Saturday, August 02, 2014

Another Earth = Hah! No Retreat!

Note:  This review was originally posted to my Epinions account.

One of my pet peeves about movies is how a driver will often have a conversation with a passenger and, in the process, totally ignore the road for entire seconds at a time.  Being a driver, I know that it’s impossible to take your eyes off the road for more than a fraction of a second.  Another Earth starts with such a situation.  Rhoda Williams is driving home from a party after being accepted to MIT.  On the radio, a DJ announces that an Earthlike planet has been spotted and can be seen from where she is as a small blue dot, which she immediately starts looking for.  She has hit the trifecta of being 17, drunk and distracted.  It’s not long before she gets into an accident, putting the driver, John Burroughs, in a coma and killing his wife and son.

Cut to four years later.  Rhoda is getting out of jail.  She’s picked up by her parents and brother, who take her home.  She gets a job as a janitor in a local school.  It’s not the scientific career she once might have dreamed of, but it’s something.  (Her trying to find this job is the only time someone seriously tries to persuade her to go into something academic or intellectual.)  Rhoda still feels guilt over what she did.  She manages to find out where John lives.  He’s since recovered, but has no idea who she is.  (Since she was a minor, her name was withheld from the public.)

She makes it all the way to his door.  She knocks, but when he answers, she can’t do it.  She instead claims to be from a cleaning service offering free trials.  She pushes just hard enough to make him refuse.  He does call her back because of that “free” part and has her clean part of his house.  She does it because she’s not quick enough to get out of it.  This begins a strange, if ill-advised, relationship.

You’re probably wondering where this second Earth comes in.  It’s constantly in the background, but plays a very minor part in the story.  Rhoda and John talk about it occasionally.  John has a telescope and looks at it, seeing familiar landmasses.  Rhoda even enters a contest to go to the other Earth.  Mostly, the movie is about the two of them and how they get along.  It is eventually discovered that the inhabitants are basically duplicate versions of ourselves.  It looks like their lives may have diverged from ours the moment that the two Earths came close to each other, so it’s possible that the other Rhoda never crashed into the other John.

Because of this, the movie seems to drag a lot.  At least, it did for me.  After the accident, Rhoda can’t really resume her old life.  After the coma, John seems to lose the will to do much outside of a bottle.  There’s a slow progression of John getting off the couch and Rhoda starting to find a new purpose.

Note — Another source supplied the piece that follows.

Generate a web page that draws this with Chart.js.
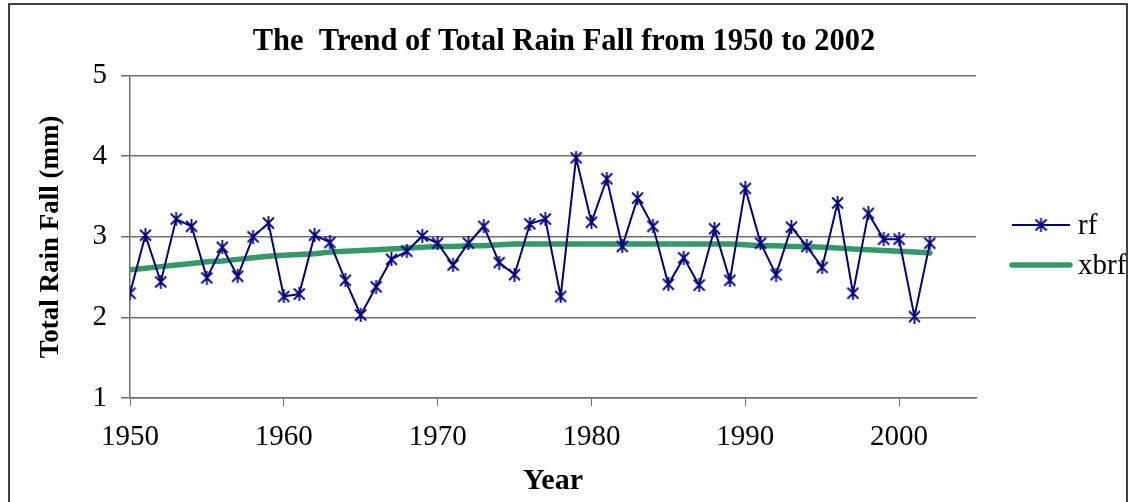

The movie does call for a good deal of suspension of disbelief.  There’s no explanation of or speculation on how the other Earth came to our solar system.  It’s implied that the planet somehow was moved, which would require a great deal of energy.  If a planet were moved in such a fashion, I don’t imagine the inhabitants would enjoy it .  It would probably be a very rough ride and would begin and end with everyone being thrown around.

Even ignoring that, a second Earth would undoubtedly have an effect on our planet.  There’s no mention of any effect on our orbit or tides.  I did, however, notice a very conspicuous absence of our moon.  (It looks like the other Earth brought its moon, though.)  Also, how is it that the alternate Earth ended up being far enough away from both our Earth and the sun?  It would have been a shame if it got too close to us and crashed or was too far away from the sun and everyone froze.  They do talk about the effects of going over, such as solar radiation and being in zero gravity.  The writers did at least have some sense of the need for research.

I know, I’m a stickler for scientific details.  As I said, it‘s mostly about the relationship between Rhoda and John.  Rhoda’s family doesn’t even seem to ask her why she’s coming and going at all hours of the night.  I remember first hearing about the movie, thinking that we were going to see a lot of people meeting themselves or about some great culture shock or something.  I was hoping that there would be more about the other Earth.  I wonder how many people won’t rent this thinking that it will be some science-fiction movie.  I was kind of let down that it wasn’t.